Now try to imagine the current environment we are in right now, the market is making new highs every day. Investors who are in the market are happy as can be but worried about when is the right time to get out, to lock in their profits. Investors who are not in the market and have been waiting for a pullback are worried that they might miss out on the next move up, and now they are starting to buy these ETFs to get exposure. And then on top of that, you have hedge funds looking for exposure to the long side in certain sectors to make up for lack of performance. It is a perfect storm for a nasty down move. I am not talking about 10%, try 30%. This down move will be intense, and it’s because of a combination of the access, algorithms and then good old fear and greed. The access will allow a ton of investors to start to sell their ETFs to lock in profits, and then the fear will kick in. After seeing that their portfolio was up 25% and is now only up 15% and then they look one morning and see that the market did not rally back as it has done over the past six years. Then more investors and more investors will start to sell. Then algorithms that are supposed to supply liquidity in the market by making hundreds of thousand small trades shut off because they do not want to take any more risk. What happens then is market liquidity drys up and the spread between the bid and ask(price of where you can buy and sell) gets super wide which adds to the down move. It basically becomes a shit show.

You say it can’t happen, look at the four days in August 2015, the last real true sell-off we have experienced.
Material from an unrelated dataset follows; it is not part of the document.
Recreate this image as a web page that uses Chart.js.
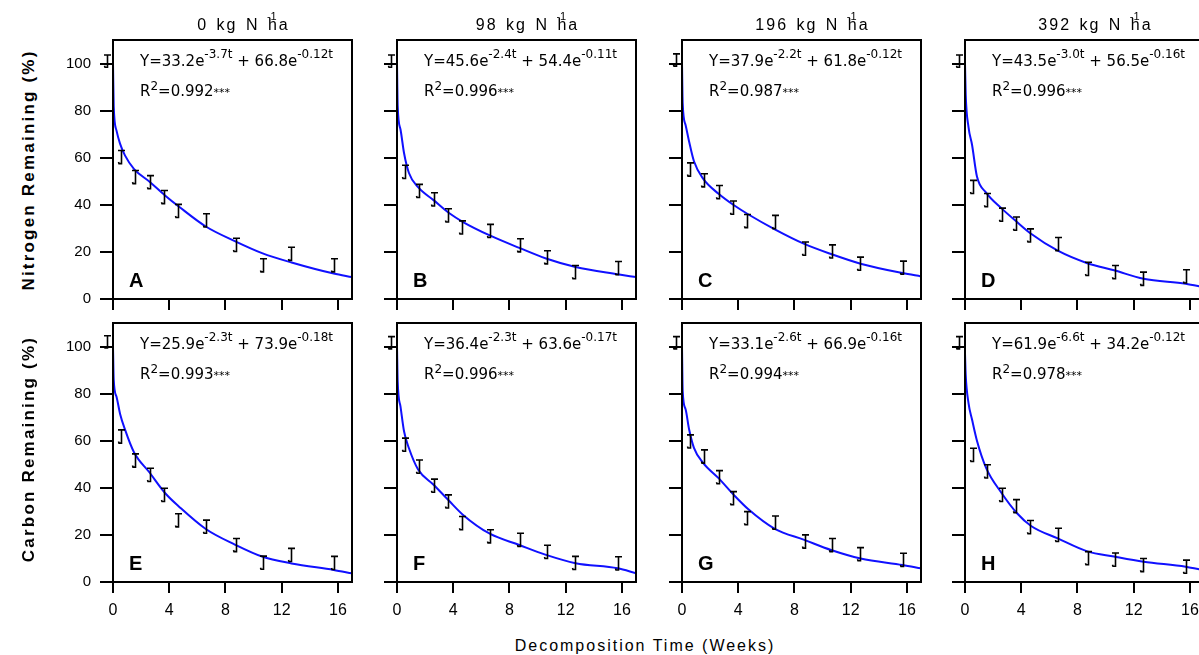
<!DOCTYPE html>
<html><head><meta charset="utf-8">
<script src="https://cdn.jsdelivr.net/npm/chart.js@4.4.1/dist/chart.umd.min.js"></script>
<style>
html,body{margin:0;padding:0;background:#fff;width:1199px;height:655px;overflow:hidden;position:relative;}
canvas{position:absolute;}
.t{position:absolute;white-space:nowrap;color:#000;line-height:1;}
.title{font-family:'Liberation Sans',Arial,sans-serif;font-size:16px;letter-spacing:2px;word-spacing:2px;transform:translateX(-50%);}
.hx{position:relative;}
.hsup{position:absolute;left:-1px;top:-5px;font-size:11px;letter-spacing:0;}
.eq{font-family:'DejaVu Sans',sans-serif;font-size:15px;}
.sp{position:relative;top:-8px;font-size:12px;}
.sp2{position:relative;top:-6px;font-size:12px;}
.ast{font-size:11px;}
.letter{font-family:'Liberation Sans',Arial,sans-serif;font-weight:bold;font-size:20px;}
.ytitle{font-family:'Liberation Sans',Arial,sans-serif;font-weight:bold;font-size:17px;letter-spacing:2.2px;transform:translate(-50%,-50%) rotate(-90deg);}
.xtitle{font-family:'Liberation Sans',Arial,sans-serif;font-size:16px;letter-spacing:2px;transform:translateX(-50%);}
</style></head><body>
<script>
// ---------- data ----------
const weeks = [-0.45, 0.55, 1.6, 2.65, 3.65, 4.65, 6.6, 8.75, 10.65, 12.65, 15.7];
const fitWeeks = [0, 0.05, 0.25, 0.5, 0.85, 1.5, 2.6, 3.7, 4.7, 6.6, 8.7, 10.6, 12.7, 15.7, 17];
const xTicks = [0, 4, 8, 12, 16];
const yTicks = [0, 20, 40, 60, 80, 100];
const rates = ['0', '98', '196', '392'];
const panelLetters = ['A','B','C','D','E','F','G','H'];
const rowTitles = ['Nitrogen Remaining (%)', 'Carbon Remaining (%)'];
const xTitle = 'Decomposition Time (Weeks)';

// Nitrogen remaining (%) means
const nitrogen0   = [101, 60.3, 51.8, 49.6, 43.3, 37.4, 33.4, 23.0, 14.3, 19.2, 14.3];
const nitrogen98  = [101, 54.0, 45.9, 42.3, 35.5, 30.4, 28.9, 22.8, 17.7, 11.4, 13.1];
const nitrogen196 = [101.5, 55.0, 50.4, 45.4, 38.8, 33.1, 32.7, 21.4, 20.2, 15.0, 13.3];
const nitrogen392 = [101, 47.6, 42.0, 35.8, 32.0, 27.0, 23.3, 12.8, 11.4, 8.6, 9.6];
// Carbon remaining (%) means
const carbon0   = [102, 61.8, 51.6, 45.5, 37.0, 26.2, 23.5, 15.7, 8.2, 11.5, 8.1];
const carbon98  = [101.6, 58.3, 49.0, 40.9, 34.2, 25.0, 19.4, 17.9, 12.8, 8.1, 7.9];
const carbon196 = [101.6, 59.7, 53.3, 44.5, 35.6, 27.1, 25.2, 17.2, 15.7, 11.8, 9.4];
const carbon392 = [101.6, 54.0, 47.0, 37.0, 32.2, 23.3, 20.0, 10.1, 9.5, 7.2, 6.5];
// error bar half-lengths
const nitrogenErr = [2.6, 2.8, 2.8, 2.8, 2.8, 2.8, 2.8, 2.8, 2.8, 2.8, 2.8];
const carbonErr   = [2.6, 2.8, 2.8, 2.8, 2.8, 2.8, 2.8, 2.8, 2.8, 2.8, 2.8];

// fitted curves (at fitWeeks)
const nitrogenFit0   = [100, 82, 71.5, 66, 61, 55.2, 49.8, 44, 39.2, 30.8, 24.5, 19.5, 15.5, 10.8, 9.3];
const nitrogenFit98  = [100, 82, 72, 62, 53.5, 47.5, 42, 36.5, 32.7, 27, 21.7, 17.2, 13.6, 10.5, 9.3];
const nitrogenFit196 = [100, 83, 74, 67, 58.5, 51.1, 44.7, 39.8, 36, 29.6, 23.4, 19.1, 15, 11, 9.6];
const nitrogenFit392 = [100, 87, 73, 65.5, 52, 45.2, 38.5, 32.7, 27.7, 20.5, 15.2, 12.2, 8.6, 6.5, 5];
const carbonFit0   = [100, 86, 78.7, 71.5, 64.8, 55, 46.5, 37.8, 32, 22.5, 15.8, 10.8, 7.9, 5.1, 3.7];
const carbonFit98  = [100, 85, 74.5, 64, 56.8, 47.8, 41.3, 34.5, 28.5, 20.5, 15.7, 11.5, 8, 5.8, 3.7];
const carbonFit196 = [100, 81, 73.5, 65, 57, 50.6, 44.1, 36.9, 31, 22.6, 17.9, 13.6, 10, 7.2, 5.8];
const carbonFit392 = [97, 88, 76, 69, 60, 48.5, 37.8, 29.2, 23.8, 18.5, 13, 10.8, 8.6, 6.5, 5];

// equations
const fastCoef = ['33.2','45.6','37.9','43.5','25.9','36.4','33.1','61.9'];
const fastRate = ['3.7','2.4','2.2','3.0','2.3','2.3','2.6','6.6'];
const slowCoef = ['66.8','54.4','61.8','56.5','73.9','63.6','66.9','34.2'];
const slowRate = ['0.12','0.11','0.12','0.16','0.18','0.17','0.16','0.12'];
const rSquared = ['0.992','0.996','0.987','0.996','0.993','0.996','0.994','0.978'];

// ---------- layout ----------
const colLeft = [113, 397, 682, 965];
const rowTop = [40, 323];
const PW = 239, PH = 259;

const means = [nitrogen0, nitrogen98, nitrogen196, nitrogen392, carbon0, carbon98, carbon196, carbon392];
const fits = [nitrogenFit0, nitrogenFit98, nitrogenFit196, nitrogenFit392, carbonFit0, carbonFit98, carbonFit196, carbonFit392];

Chart.defaults.font.family = "'Liberation Sans', Arial, sans-serif";
Chart.defaults.color = '#000';

const framePlugin = {
  id: 'frame',
  afterDraw(chart) {
    const {ctx, chartArea: a} = chart;
    ctx.save();
    ctx.strokeStyle = '#000';
    ctx.lineWidth = 2;
    ctx.strokeRect(a.left, a.top, a.right - a.left, a.bottom - a.top);
    ctx.restore();
  }
};
const errPlugin = {
  id: 'errGlyphs',
  afterDatasetsDraw(chart) {
    const ds = chart.data.datasets[1];
    const xs = chart.scales.x, ys = chart.scales.y;
    const ctx = chart.ctx;
    ctx.save();
    ctx.strokeStyle = '#000';
    ctx.lineWidth = 1.6;
    ds.data.forEach(p => {
      const x = Math.round(xs.getPixelForValue(p.x)) + 0.5;
      const yt = ys.getPixelForValue(p.y + p.err);
      const yb = ys.getPixelForValue(p.y - p.err);
      ctx.beginPath();
      ctx.moveTo(x - 3.5, yt); ctx.lineTo(x + 3.5, yt);
      ctx.moveTo(x, yt); ctx.lineTo(x, yb);
      ctx.lineTo(x - 2.5, yb); ctx.lineTo(x - 3, yb - 1.5);
      ctx.stroke();
    });
    ctx.restore();
  }
};

function addText(cls, html, left, top) {
  const d = document.createElement('div');
  d.className = 't ' + cls;
  d.innerHTML = html;
  d.style.left = left + 'px';
  d.style.top = top + 'px';
  document.body.appendChild(d);
  return d;
}

for (let i = 0; i < 8; i++) {
  const row = Math.floor(i / 4), col = i % 4;
  const L = colLeft[col], T = rowTop[row];
  const cv = document.createElement('canvas');
  cv.width = PW + 70; cv.height = PH + 55;
  cv.style.left = (L - 60) + 'px';
  cv.style.top = (T - 10) + 'px';
  document.body.appendChild(cv);
  const showY = col === 0, showX = row === 1;
  new Chart(cv, {
    type: 'scatter',
    data: {
      datasets: [
        {
          data: fitWeeks.map((t, k) => ({x: t, y: fits[i][k]})),
          showLine: true, borderColor: '#1010ff', borderWidth: 2,
          pointRadius: 0, cubicInterpolationMode: 'monotone', fill: false
        },
        {
          data: weeks.map((t, k) => ({x: t, y: means[i][k], err: (row === 0 ? nitrogenErr : carbonErr)[k]})),
          showLine: false, pointRadius: 0
        }
      ]
    },
    options: {
      responsive: false, animation: false, devicePixelRatio: 1,
      layout: {padding: {left: 10, top: 10, right: 10, bottom: 5}},
      plugins: {legend: {display: false}, tooltip: {enabled: false}},
      scales: {
        x: {
          type: 'linear', min: 0, max: 17,
          afterBuildTicks: s => { s.ticks = xTicks.map(v => ({value: v})); },
          afterFit: s => { s.height = 40; s.paddingLeft = 0; s.paddingRight = 0; },
          border: {display: false},
          grid: {drawOnChartArea: false, drawTicks: true, tickLength: 11, color: '#000', lineWidth: 2},
          ticks: {padding: 8, font: {size: 16}, color: '#000', maxRotation: 0,
                  callback: v => showX ? String(v) : ''}
        },
        y: {
          type: 'linear', min: 0, max: 110,
          afterBuildTicks: s => { s.ticks = yTicks.map(v => ({value: v})); },
          afterFit: s => { s.width = 50; s.paddingTop = 0; s.paddingBottom = 0; },
          border: {display: false},
          grid: {drawOnChartArea: false, drawTicks: true, tickLength: 13, color: '#000', lineWidth: 2},
          ticks: {padding: 9, font: {size: 15}, color: '#000',
                  callback: v => showY ? String(v) : ''}
        }
      }
    },
    plugins: [errPlugin, framePlugin]
  });

  // equation and R2
  addText('eq', `Y=${fastCoef[i]}e<span class="sp">-${fastRate[i]}t</span> + ${slowCoef[i]}e<span class="sp">-${slowRate[i]}t</span>`,
          L + 27, T + 27 - 0.846 * 15);
  addText('eq', `R<span class="sp2">2</span>=${rSquared[i]}<span class="ast">***</span>`,
          L + 27, T + 57 - 0.846 * 15);
  addText('letter', panelLetters[i], L + 16, T + PH - 12 - 0.846 * 20);
}

// column titles
for (let c = 0; c < 4; c++) {
  addText('title', `${rates[c]} kg N <span class="hx">ha<span class="hsup">-1</span></span>`,
          colLeft[c] + PW / 2 + 11, 30.7 - 0.846 * 16);
}
// row titles
addText('ytitle', rowTitles[0], 28, rowTop[0] + PH / 2);
addText('ytitle', rowTitles[1], 28, rowTop[1] + PH / 2 - 4);
// x title
addText('xtitle', xTitle, 645, 652 - 0.846 * 16);
</script>
</body></html>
The sell-off started on Thursday, August 20th and ended on Tuesday, August 25th, but the morning of Monday, August 24th , 2015, was what scared me the most. The velocity of the down move was something I have never seen in my 22 years of trading. After pondering what I had seen that day, it dawned on me that the combination of the access, the levered ETF’s and algorithms proved to me this new phenomenon, that  ETF’s were the next weapons of mass destruction.